Print the material below exactly as it stands, please, from its first line to the line holding "from matplotlib.lines import Line2D", with no pictures.

### Provided records
»»

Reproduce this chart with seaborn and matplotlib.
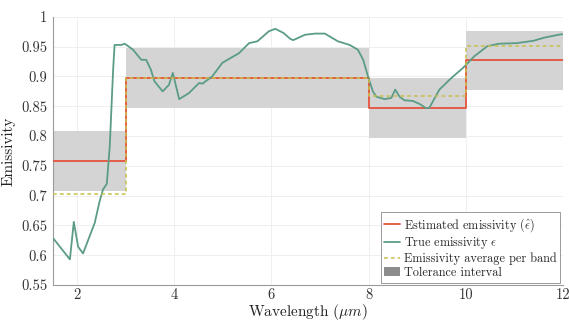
import numpy as np
import pandas as pd
import seaborn as sns
import matplotlib.pyplot as plt
from matplotlib.patches import Patch
from matplotlib.lines import Line2D

# band edges and per-band values
band_edges = [1.5, 3, 8, 10, 12]
estimated = [0.758, 0.897, 0.847, 0.927]
band_average = [0.702, 0.897, 0.868, 0.952]
tol_low = [0.708, 0.847, 0.797, 0.877]
tol_high = [0.808, 0.947, 0.897, 0.977]

# true emissivity spectrum
wavelength = [1.51, 1.85, 1.93, 2.02, 2.12, 2.36, 2.46, 2.53, 2.61, 2.67, 2.74, 2.77,
              2.91, 2.98, 3.15, 3.32, 3.42, 3.52, 3.59, 3.76, 3.89, 3.97, 4.1, 4.3,
              4.51, 4.58, 4.78, 4.99, 5.33, 5.54, 5.71, 5.95, 6.08, 6.25, 6.39, 6.45,
              6.69, 6.9, 7.1, 7.37, 7.61, 7.78, 7.89, 7.99, 8.09, 8.16, 8.33, 8.47,
              8.55, 8.64, 8.74, 8.91, 9.05, 9.18, 9.25, 9.46, 9.7, 9.94, 10.18, 10.45,
              10.69, 11.06, 11.4, 11.61, 11.91, 12.0]
true_emis = [0.628, 0.593, 0.656, 0.614, 0.603, 0.654, 0.69, 0.71, 0.72, 0.782, 0.911, 0.953,
             0.953, 0.955, 0.945, 0.928, 0.928, 0.911, 0.892, 0.875, 0.886, 0.906, 0.862, 0.872,
             0.889, 0.888, 0.9, 0.923, 0.939, 0.956, 0.959, 0.976, 0.98, 0.973, 0.963, 0.961,
             0.97, 0.972, 0.972, 0.959, 0.953, 0.945, 0.928, 0.9, 0.875, 0.866, 0.862, 0.864,
             0.878, 0.866, 0.86, 0.859, 0.854, 0.847, 0.847, 0.878, 0.897, 0.914, 0.934, 0.951,
             0.955, 0.956, 0.96, 0.965, 0.97, 0.971]

sns.set_style("whitegrid")
plt.rcParams['font.family'] = ['cmr10', 'DejaVu Serif']
plt.rcParams['mathtext.fontset'] = 'cm'
plt.rcParams['axes.formatter.use_mathtext'] = True

fig = plt.figure(figsize=(5.69, 3.25), dpi=100)
ax = fig.add_axes([0.093, 0.123, 0.896, 0.825])

red = '#e5533c'
green = '#5b9c86'
yellow = '#c9c04a'
tol_color = '#d4d4d4'

steps = pd.DataFrame({
    'x': band_edges,
    'est': estimated + [estimated[-1]],
    'avg': band_average + [band_average[-1]],
    'lo': tol_low + [tol_low[-1]],
    'hi': tol_high + [tol_high[-1]],
})
spec = pd.DataFrame({'wavelength': wavelength, 'emissivity': true_emis})

ax.fill_between(steps['x'], steps['lo'], steps['hi'], step='post',
                color=tol_color, linewidth=0, zorder=1)
sns.lineplot(data=steps, x='x', y='est', drawstyle='steps-post', color=red,
             linewidth=1.3, ax=ax, zorder=3)
sns.lineplot(data=spec, x='wavelength', y='emissivity', color=green,
             linewidth=1.3, ax=ax, zorder=4)
sns.lineplot(data=steps, x='x', y='avg', drawstyle='steps-post', color=yellow,
             linewidth=1.1, linestyle=(0, (2.5, 2)), ax=ax, zorder=5)

ax.set_xlim(1.5, 12)
ax.set_ylim(0.55, 1.0)
xt = [2, 4, 6, 8, 10, 12]
yt = [0.55, 0.6, 0.65, 0.7, 0.75, 0.8, 0.85, 0.9, 0.95, 1.0]
ax.set_xticks(xt)
ax.set_xticklabels([str(v) for v in xt])
ax.set_yticks(yt)
ax.set_yticklabels(['0.55', '0.6', '0.65', '0.7', '0.75', '0.8', '0.85', '0.9', '0.95', '1'])
ax.tick_params(labelsize=10.5, colors='#333333', length=0, pad=4)
ax.tick_params(axis='x', pad=2)
ax.grid(True, color='#efefef', linewidth=0.7)
for s in ['top', 'right']:
    ax.spines[s].set_visible(False)
for s in ['left', 'bottom']:
    ax.spines[s].set_color('#9a9a9a')
    ax.spines[s].set_linewidth(0.8)

ax.set_xlabel(r'Wavelength ($\mu m$)', fontsize=11, color='#222222', labelpad=0)
ax.set_ylabel('Emissivity', fontsize=11, color='#222222', labelpad=4)

handles = [
    Line2D([], [], color=red, linewidth=1.3),
    Line2D([], [], color=green, linewidth=1.3),
    Line2D([], [], color=yellow, linewidth=1.1, linestyle=(0, (2.5, 2))),
    Patch(facecolor='#8c8c8c', edgecolor='none'),
]
labels = [r'Estimated emissivity ($\hat{\epsilon}$)', r'True emissivity $\epsilon$',
          'Emissivity average per band', 'Tolerance interval']
leg = ax.legend(handles, labels, loc='lower right', fontsize=8.8, frameon=True,
                fancybox=False, edgecolor='#9a9a9a', framealpha=1,
                handlelength=1.3, handletextpad=0.3, labelspacing=0.12,
                borderpad=0.3, borderaxespad=0.2)
leg.get_frame().set_linewidth(0.7)

fig.savefig('out.png', dpi=100)
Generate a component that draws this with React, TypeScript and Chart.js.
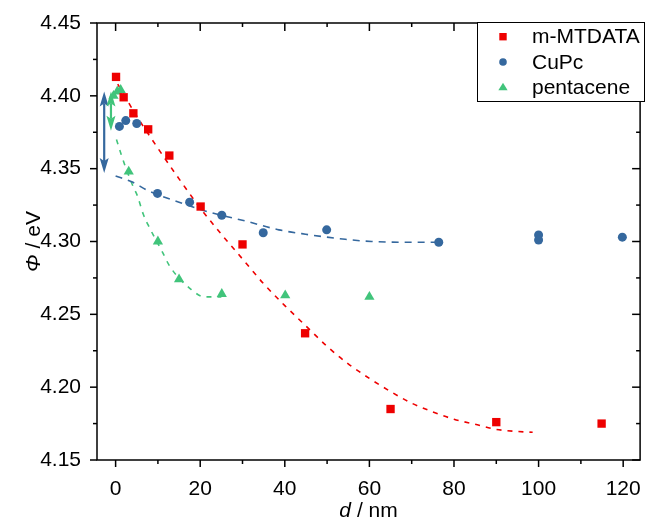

««

### Result of the exercise
Reproduce this chart with seaborn and matplotlib.
import numpy as np
import pandas as pd
import seaborn as sns
import matplotlib.pyplot as plt
from matplotlib.patches import Patch
from matplotlib.lines import Line2D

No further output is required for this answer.